Zucker has recommended that Los Angeles select such a person when a new planning director is hired in the next few months.

On Friday, City Councilman Zev Yaroslavsky said he was working on a proposal which would insulate the city’s Planning Commission from political pressure from all sources--including the council.

But William H. Lucy, a University of Virginia urban planning professor who wrote a 1989 book on politics and planning, said such measures are insufficient.

Because Los Angeles’ 15 City Council members are elected by districts and generally have a virtual veto over land-use decisions in their districts, no entity is capable of ensuring that citywide interests are served.

Advertisement

“I don’t think it’s possible to have a rational planning process if the council is all elected from districts, particularly if you have a weak mayor system,” as Los Angeles does, he said.

Even so, Luddy, the Planning Commission president, said the commission usually acts independently, without the lobbying from council members and the mayor that Picus said in her deposition was common.

“She paints a picture that is not accurate in that sense,” he said. “The commission’s actions are not political.

Luddy said, however, that Picus may believe that the commission’s decisions are politically motivated because that is the way she views the planning process.

For her part, Picus has not backed away from views she expressed in her deposition.

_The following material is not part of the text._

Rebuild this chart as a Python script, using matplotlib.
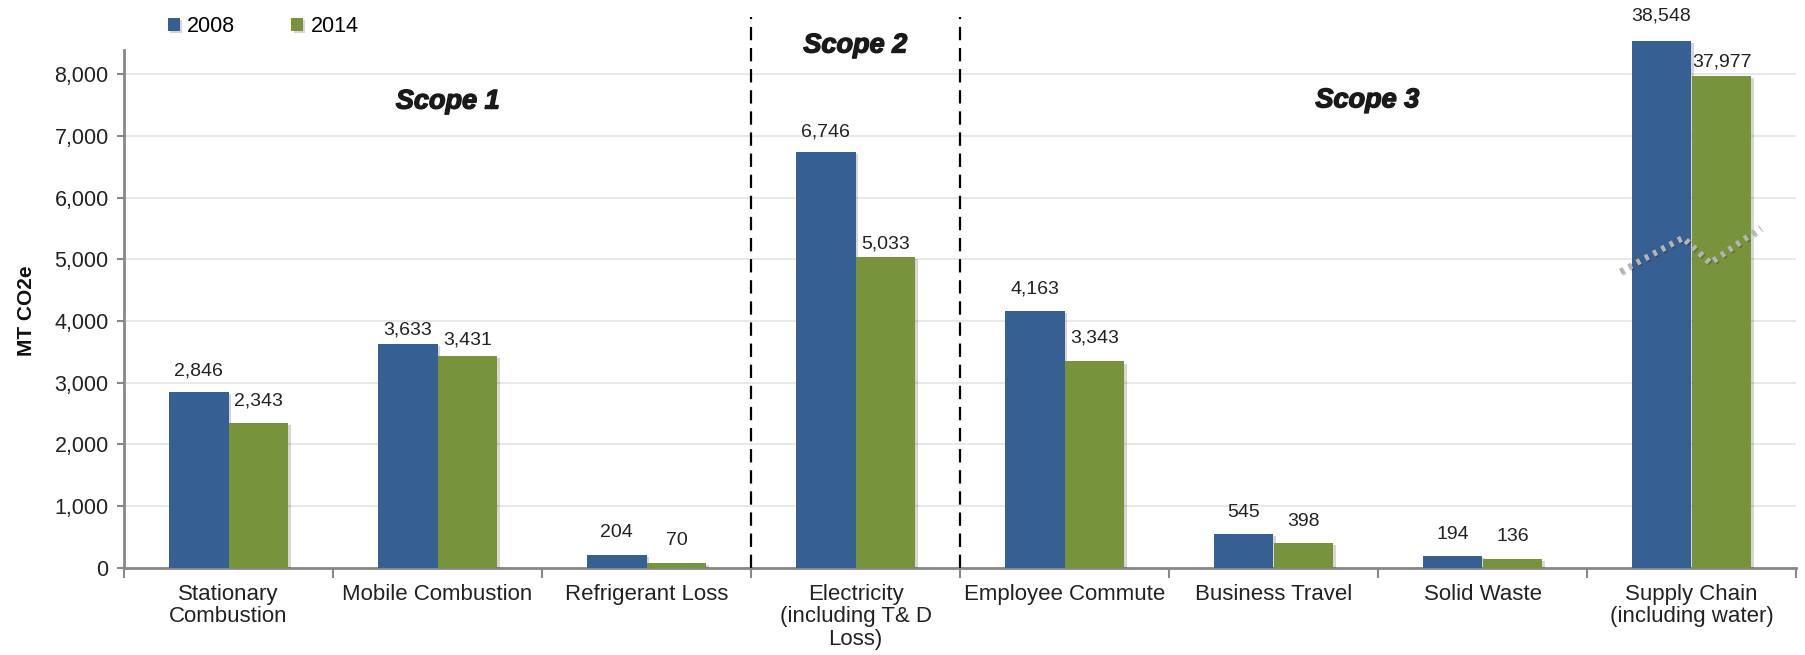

“The Zucker report seems to think that planning decisions are handed down on tablets--that God determines that this is a good land use and that planners transmit that information,” Picus said in an interview. “It’s my experience that planning is more complicated than that. I’m elected to represent the people who live in my district, and that’s what I did and that’s what the transcript shows. I believe in the democratic process, and I believe in the people who elected me.”